Closed yoachim closed 3 years ago
This is a great idea! And it will be a very useful test of photometric calibration. Do you have any metric in mind?
I was thinking of computing the coadd m5 for the chips, doing a sanity check that there would be plenty of galaxies at the right redshift to have a bright emission line in the filter edge. Maybe look at the power spectrum with dithering on vs off, show that with dithering we should be able to detect an all-sky BAO measurement in a narrow redshift range.
I've argued a number of times in the past for making it straightforward to grab the effective wavelength/passband for each visit's photometry along with the photometry itself, as this provides effectively some low-resolution spectral information (there are other things than position in the focal plane that change effective throughput curves, e.g. atmospheric transmission variation). That should capture this information.
Indeed, the plan is to provide a way to access the system response as a function of wavelength along with the photometry for each object (this is actually necessary to get photometry to very high precision for some objects with unusual SEDs).
In our simulations, we see that the atmosphere transmission variations do change the overall transmission, as does the hardware dependent effects that generally translate as 'position in the focal plane', but that the atmospheric variations generally have a smaller wavelength-dependent effect than the hardware-dependent effects.
As Lynne said, the system (atmo + hw) bandpass will be provided for each photometric measurement, per explicit SRD requirement (see Section 3.3.4).
Assigning @egawiser so he can keep an eye on this. While I agree that it is most cool to think about ways to get more information about the photo-zs from the details of the LSST observing system, those thoughts will only be meaningful if they are quantified in a cosmological accuracy figure of merit. Can you see a route to such a metric? At first it need only be very approximate...
Let's see... The problem is that the aided resolution is partially counteracted by degraded S/N per band.
I think we could write down a toy model (that you're trying to centroid a feature; error on centroid goes as (FWHM)/S/N typically). If we're effectively getting a spectrum with resolution R (i.e. splitting the light into R bins), FWHM is propto 1/R; and effective exposure time per resolution element goes as 1/R, so S/N is propto t^1/2 propto R^(-1/2). So in net, sigma_z is propto R^(-1/2).
The result: With 6 effective bins instead of 5, photo-z errors are 9% smaller. That's probably ~the best case scenario. That'd have a tiny effect on WL, more significant for BAO, and intermediate for the combination of the two (you can read off an old plot of Hu Zhan's for the FoM from each or in combination as a function of sigma_z).

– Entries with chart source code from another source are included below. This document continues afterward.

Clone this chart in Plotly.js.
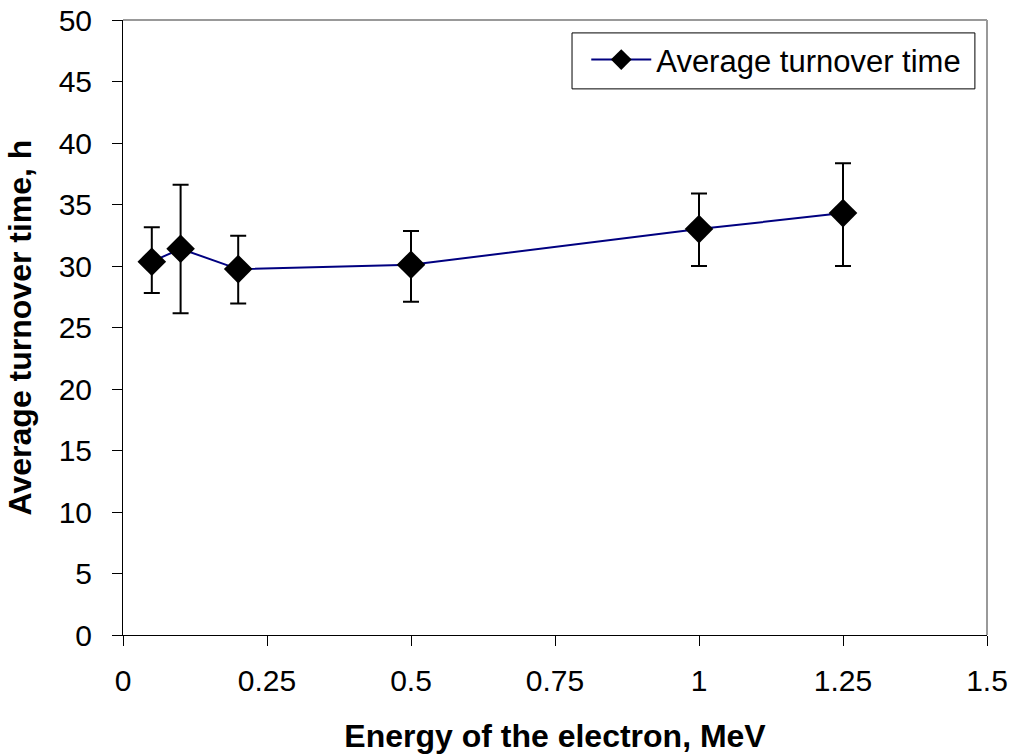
<!DOCTYPE html>
<html>
<head>
<meta charset="utf-8">
<script src="https://cdn.plot.ly/plotly-3.0.1.min.js"></script>
<style>html,body{margin:0;padding:0;background:#fff;}#chart{width:1012px;height:755px;}</style>
</head>
<body>
<div id="chart"></div>
<script>
const energy = [0.05, 0.1, 0.2, 0.5, 1.0, 1.25];
const turnover = [30.35, 31.4, 29.75, 30.1, 33.0, 34.3];
const errPlus = [2.8, 5.2, 2.7, 2.75, 2.9, 4.05];
const errMinus = [2.55, 5.25, 2.8, 3.0, 3.0, 4.3];
const seriesName = 'Average turnover time';
const xTicks = [0, 0.25, 0.5, 0.75, 1, 1.25, 1.5];
const xTickText = ['0', '0.25', '0.5', '0.75', '1', '1.25', '1.5'];

const trace = {
  x: energy, y: turnover, name: seriesName,
  type: 'scatter', mode: 'lines+markers',
  line: {color: '#000080', width: 2},
  marker: {symbol: 'diamond', size: 22, color: '#000000'},
  error_y: {type: 'data', symmetric: false, array: errPlus, arrayminus: errMinus,
            color: '#000000', thickness: 2, width: 8}
};

const layout = {
  width: 1012, height: 755,
  margin: {l: 123, r: 25, t: 20, b: 120},
  paper_bgcolor: '#ffffff', plot_bgcolor: '#ffffff',
  font: {family: 'Liberation Sans, Arial, sans-serif', color: '#000', size: 30},
  showlegend: true,
  legend: {x: 0.976, xanchor: 'right', y: 0.979, yanchor: 'top',
           borderwidth: 0, bgcolor: 'rgba(0,0,0,0)', itemwidth: 60,
           font: {size: 31, color: '#000'}},
  xaxis: {range: [0, 1.5], tickvals: xTicks, ticktext: xTickText,
          showgrid: false, zeroline: false, showline: true, linecolor: '#000', linewidth: 1,
          ticks: 'outside', ticklen: 10, tickcolor: '#000', tickfont: {size: 30},
          ticklabelstandoff: 9, mirror: false,
          title: {text: '<b>Energy of the electron, MeV</b>', font: {size: 32}, standoff: 28}},
  yaxis: {range: [0, 50], dtick: 5, showgrid: false, zeroline: false,
          showline: true, linecolor: '#000', linewidth: 1,
          ticks: 'outside', ticklen: 10, tickcolor: '#000', tickfont: {size: 30},
          ticklabelstandoff: 14,
          title: {text: '<b>Average turnover time, h</b>', font: {size: 32}, standoff: 17}},
  shapes: [
    {type: 'line', xref: 'paper', yref: 'paper', x0: 0, x1: 1, y0: 1, y1: 1, line: {color: '#999', width: 2}},
    {type: 'line', xref: 'paper', yref: 'paper', x0: 1, x1: 1, y0: 0, y1: 1, line: {color: '#999', width: 2}},
    {type: 'rect', xref: 'paper', yref: 'paper', x0: 0.5197, x1: 0.986, y0: 0.888, y1: 0.979,
     line: {color: '#000', width: 1}, fillcolor: 'rgba(0,0,0,0)', layer: 'above'}
  ]
};

Plotly.newPlot('chart', [trace], layout, {displayModeBar: false, staticPlot: true});
</script>
</body>
</html>
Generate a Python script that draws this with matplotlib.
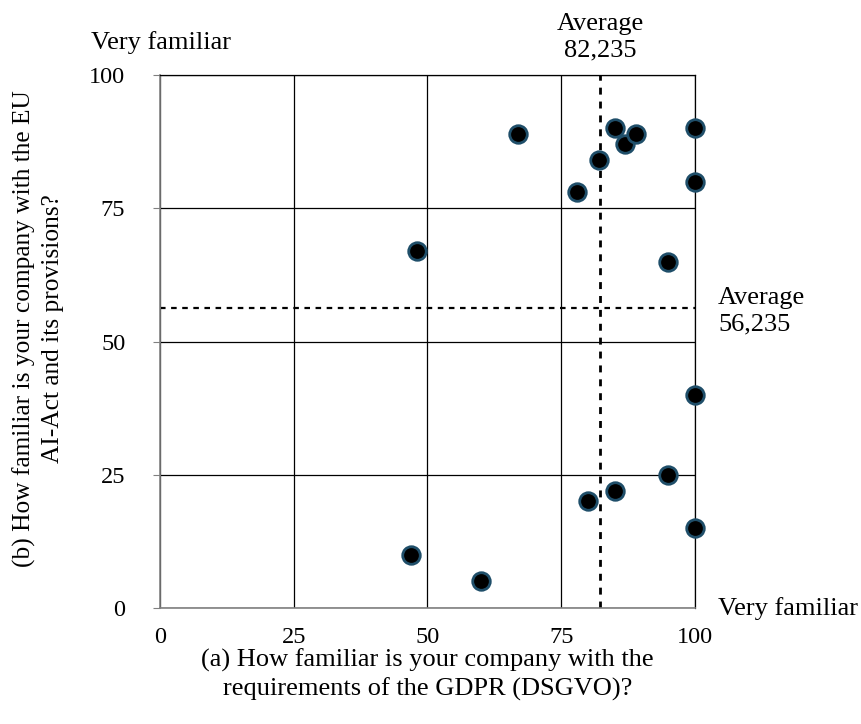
import matplotlib.pyplot as plt
import numpy as np

plt.rcParams['font.family'] = ['Liberation Serif', 'DejaVu Serif']

# familiarity scores per company
gdpr = [47, 60, 67, 48, 78, 82, 85, 87, 89, 100, 100, 95, 100, 95, 85, 80, 100]
ai_act = [10, 5, 89, 67, 78, 84, 90, 87, 89, 90, 80, 65, 40, 25, 22, 20, 15]
ticks = [0, 25, 50, 75, 100]

avg_x = np.mean(gdpr)
avg_y = np.mean(ai_act)

fs = 19
ls = 1.3

fig = plt.figure(figsize=(8.61, 7.24), dpi=100)
ax = fig.add_axes([0.1858, 0.1602, 0.6214, 0.7362])

ax.set_xlim(0, 100)
ax.set_ylim(0, 100)
ax.set_xticks(ticks)
ax.set_yticks(ticks)
ax.grid(True, color='black', linewidth=0.9)
ax.set_axisbelow(True)
for side in ['top', 'right']:
    ax.spines[side].set_color('black')
    ax.spines[side].set_linewidth(0.9)
for side in ['left', 'bottom']:
    ax.spines[side].set_color('#808080')
    ax.spines[side].set_linewidth(1.2)
ax.tick_params(axis='y', labelsize=17.5, length=5, color='#808080', pad=20)
ax.tick_params(axis='x', labelsize=17.5, length=0, pad=14)

ax.axvline(avg_x, color='black', linestyle=(0, (2.5, 2.5)), linewidth=2)
ax.axhline(avg_y, color='black', linestyle=(0, (2.5, 2.5)), linewidth=1.6)

ax.scatter(gdpr, ai_act, s=160, c='black', edgecolors='#1f4e69',
           linewidths=2, zorder=5, clip_on=False)

ax.text(avg_x, 102.5, 'Average\n' + f'{avg_x:.3f}'.replace('.', ','),
        ha='center', va='bottom', fontsize=fs, linespacing=ls)
ax.text(104.3, 55.7, 'Average\n' + f'{avg_y:.3f}'.replace('.', ','),
        ha='left', va='center', fontsize=fs, linespacing=ls)
ax.text(-12.8, 104, 'Very familiar', ha='left', va='bottom', fontsize=fs)
ax.text(104.3, 0, 'Very familiar', ha='left', va='center', fontsize=fs)

ax.set_xlabel('(a) How familiar is your company with the\nrequirements of the GDPR (DSGVO)?',
              fontsize=fs, linespacing=ls, labelpad=0)
ax.set_ylabel('(b) How familiar is your company with the EU\nAI-Act and its provisions?',
              fontsize=18.3, linespacing=1.35, labelpad=18)
ax.yaxis.label.set_y(0.525)

fig.savefig('out.png', dpi=100)
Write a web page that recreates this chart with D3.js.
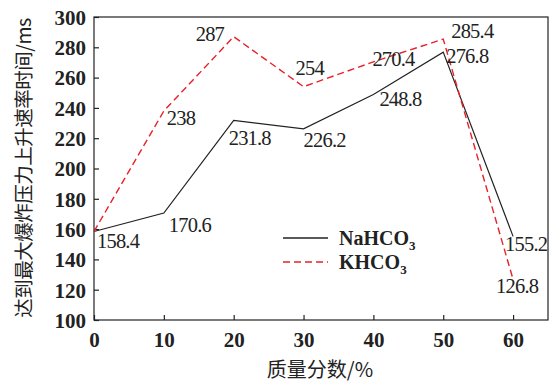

Punting this to the Tucson 2016 milestone, following inactivity on photo-zs more generally ( #198 ). Let's not forget this good idea, though! :-)
I did actually play with this and ran some SDSS galaxy spectra through LSST shifted and unshifted filters. I think my conclusion was that the shift has to be rather large for there to be a clear peak when emission lines are in the shift region: https://github.com/yoachim/ScratchStuff/blob/master/filter_shift_photo_z/filter_shift_photo_z.ipynb
As you go to higher z, lower-metallicity, high-EW galaxies will become more prominent (equivalent widths of 500-1000 angstroms aren't unheard of). I would expect those aren't included in your SDSS sample?
yeah, I just grabbed "elliptical", "starforming", and "starburst" spectra. If you have a spectrum, I can drop it in and see what happens at high redshift. I did make a note that the OII emission line will pass though the filter shift region around z=1.
I don't have a spectrum directly, unfortunately.
Closing this ancient issue, although the idea is worth revisiting now that we know the final focal plane arrangement, since this will depend on CCD QE as well as filter gradients.
One of my crazy ideas is that since there will probably be gradients in the filter bandpass shape, one could make a coadded image from the inner chips, and a coadd from outer chips. Doing a difference image of these coadds will effectively generate a narrow-band image.
People convinced me that this is fun enough that it might find a home in the white paper.